Gender Imitation Corpus

Gender Imitation Corpus is the first Russian corpus for studies of stylistic deception. Each respondent (n=142) was instructed to write 3 texts on the same topic (from a list). Let us provide an example of the task: “Last summer you bought a package tour from a travel agency, but you were not at all pleased with your experience with that company and the trip was not worth the price. You are about to ask for a refund. Write three texts describing your negative experience providing a detailed account of it. Give a warning that you are intending to sue the company”. The first text (type “a”) is supposed to be written in a way usual for whoever writes it (without any deception), the second one (type “б”) should be written as if by someone of the opposite gender (“imitation”); the third one (type “в”) should be as if one by another individual of the same gender so that their personal writing style will not be recognized (what is referred to as “obfuscation”). Most of the texts are 80-150 words long. Some respondents did not manage to write three texts.

All of the respondents are students of Russian universities. Besides the texts, the corpus includes metadata with the authors’ characteristics: gender, year of birth, native language, handedness, psychological gender (femininity/masculinity measures according to Bem Sex Role Inventory).

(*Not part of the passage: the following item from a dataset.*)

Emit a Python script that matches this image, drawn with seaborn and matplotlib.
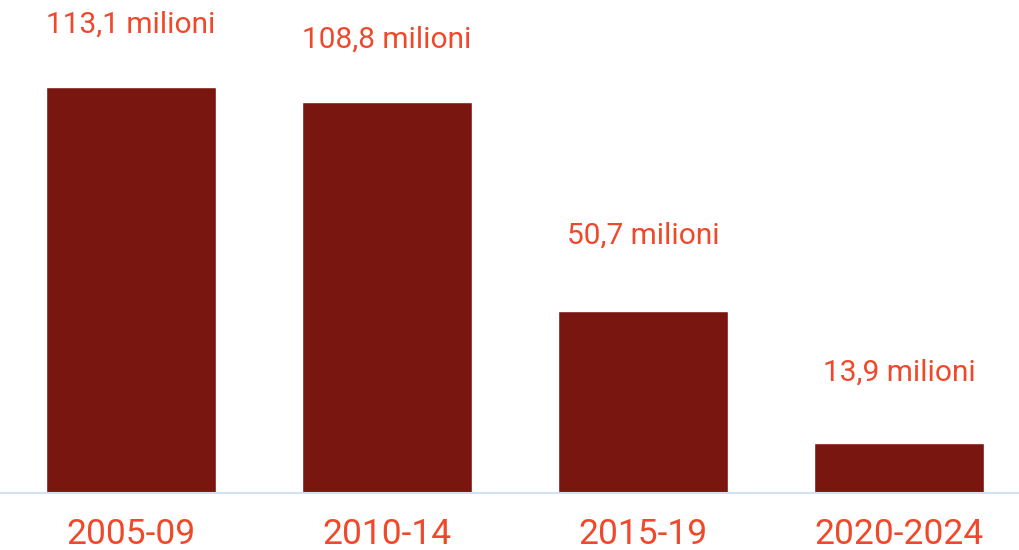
import matplotlib
matplotlib.use("Agg")
import matplotlib.pyplot as plt
import seaborn as sns
import pandas as pd

# Data
periods = ["2005-09", "2010-14", "2015-19", "2020-2024"]
values = [113.1, 108.8, 50.7, 13.9]
labels = ["113,1 milioni", "108,8 milioni", "50,7 milioni", "13,9 milioni"]

bar_color = "#7A1610"
text_color = "#F0482A"

sns.set_theme(style="white")
plt.rcParams["font.family"] = ["Roboto", "DejaVu Sans"]

df = pd.DataFrame({"period": periods, "value": values})

fig = plt.figure(figsize=(10.2, 5.5), dpi=100)
ax = fig.add_axes([0, 0.1036, 1, 0.8964])

sns.barplot(data=df, x="period", y="value", color=bar_color, saturation=1,
            width=0.664, ax=ax)

ax.set_xlim(-0.512, 3.473)
ax.set_ylim(0, 137.3)

# value labels above bars (gap in points)
gaps = [35, 35, 44, 41]
for patch, lab, gap in zip(ax.patches, labels, gaps):
    ax.annotate(lab, (patch.get_x() + patch.get_width() / 2, patch.get_height()),
                xytext=(0, gap), textcoords="offset points",
                ha="center", va="bottom", fontsize=21.5, color=text_color)

ax.set_xlabel("")
ax.set_ylabel("")
ax.set_yticks([])
ax.tick_params(axis="x", length=0, pad=18, labelsize=25.5, labelcolor=text_color)
for side in ["top", "left", "right"]:
    ax.spines[side].set_visible(False)
ax.spines["bottom"].set_color("#D3DFF5")
ax.spines["bottom"].set_linewidth(1.5)

fig.savefig("out.png", dpi=100)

To the best of our knowledge, this is the first corpus of the kind globally.

This corpus is introduced in the paper T. A. Litvinova, O. V. Zagorovskaya, O. A. Litvinova. Russian text corpora for deception detection studies // International Journal of Open Information Technologies. 2017. Vol 5, No 11. P. 58-63.

Any scientific publication derived from the use of this corpus should explicitly refer to this paper.

The corpus was collected with support by the grant of Russian Science Foundation, project No 16-18-10050 “Identifying the Gender and Age of Online Chatters Using Formal Parameters of their Texts”.